Both America and the rest of the world can now only sit and wait to see what he has in mind. He has already announced that he wants Elon Musk to be part of his executive team. Musk swept into Twitter and after having renamed it X fired three quarters of its staff. It has not imploded.
Following the 2010 UK General Election, the Tory-Liberal coalition government under David Cameron and Nick Clegg announced plans to curb public spending through the abolition of a large number of quasi-autonomous non-governmental organisations (quangos). This was styled in the national press as a "bonfire of the quangos", making reference to Girolamo Savonarola's religiously inspired “Falò delle Vanità", or Bonfire of the Vanities. Musk will be sent in to light a Bonfire of the Government.
Small government is to Trump not just a concept but an aim. Where the masses of redundant state employees are to find work is another matter entirely. Maybe gardening and cleaning and driving Ubers - although not if Musk’s robotaxis actually work – and all the other menial jobs that will come free when the administration expels millions of undocumented immigrants.

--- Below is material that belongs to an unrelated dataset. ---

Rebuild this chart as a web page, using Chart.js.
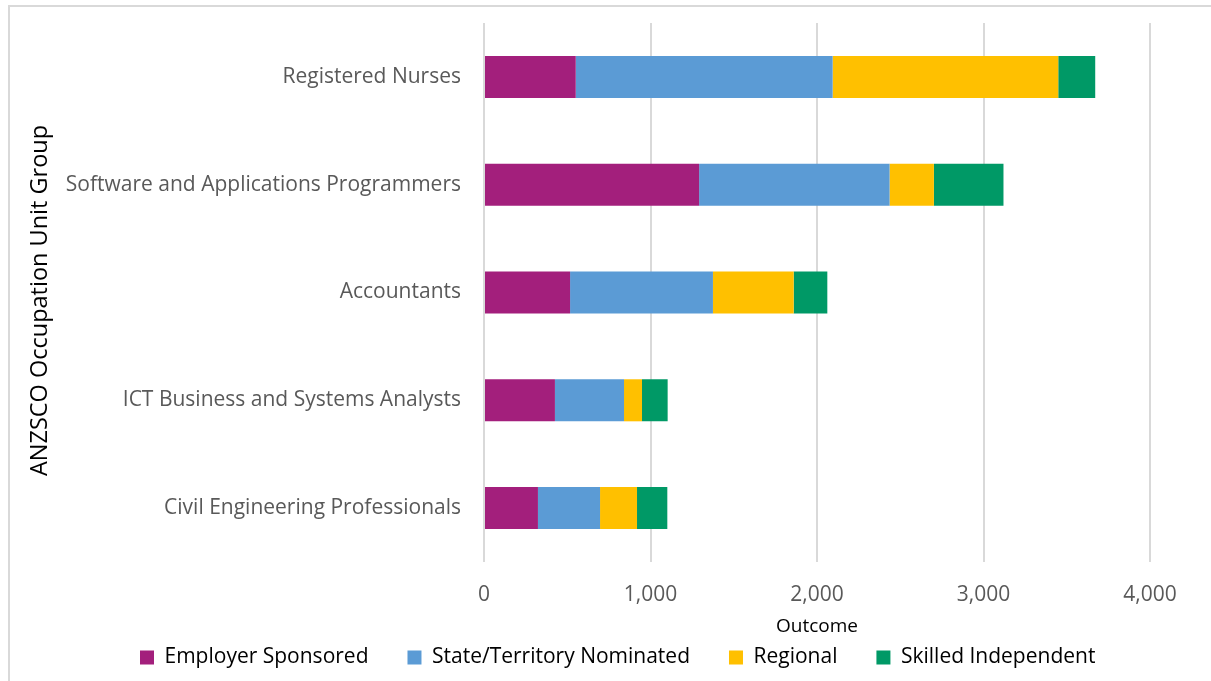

President elect Trump wants to take the country to places it has in terms of tariffs not been since the 1930s and we all know what happened then. As far as debt is concerned, he will be following a path trodden by most of his more recent predecessors, but which was certainly widened and paved by Joe Biden. Equities have been on champagne, bond markets on water. The Fed will cut today but can it afford to cut again in December? Can it afford not to?